Another priest goes to battle Goza; not without having an extremly badly performed conversation about saving the world with a random other priest in a park before. Goza appears to this epic battle on a bike and if you now expect the gore to come, nope, sorry. The battle between the priest and the cursed cannibal zombie does not involve any attempts to destroy the head. In fact, the entire battle consists of force chokes. Darth Vader, anyone? Goza wins. With a force choke.
Then he returns to his restaurant because he needs human flesh, but Missy awaits him and finally defeats the monster with the aid of… Oh, you wanna guess? Sure. So here’s the quiz:
The incarnation of the high priestess uses which of the following to defeat the cursed cannibal zombie:
a) axe & hammer
b) bow & arrow
c) scythe & force choke
d) superglue & undefined tool that is probably what wiki lists as “Hot melt adhesive”

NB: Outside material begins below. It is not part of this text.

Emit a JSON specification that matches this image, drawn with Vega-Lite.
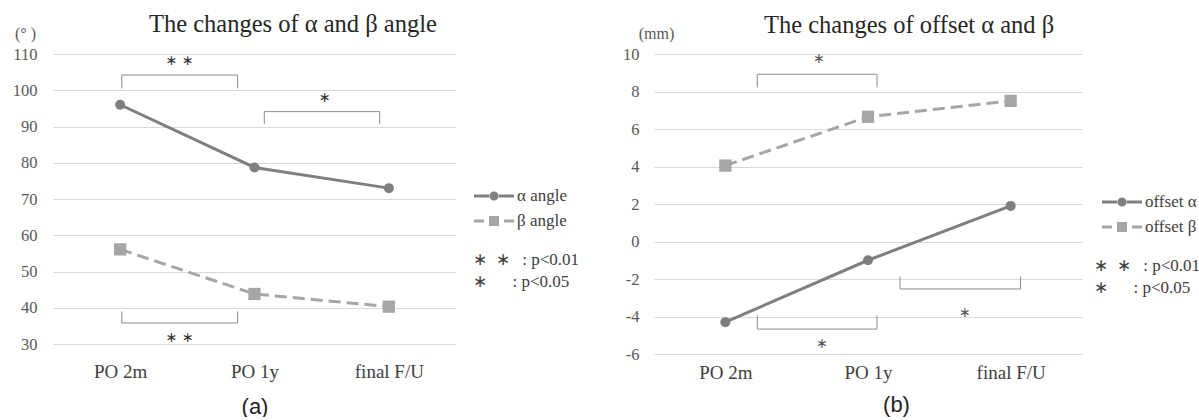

YESSSS!!!! The correct answer is d) superglue and whatever tool (used on shoe, so no idea what it really is, it looks like a driller, makes no sounds, doesn’t rotate and obviously also doesn’t do anything to shoes).
The movie ends with Missy, the high priestess, running the restaurant and a scene where 2 priests drink a beer.
Famous last words: No, I didn’t make it up. Its really that bad.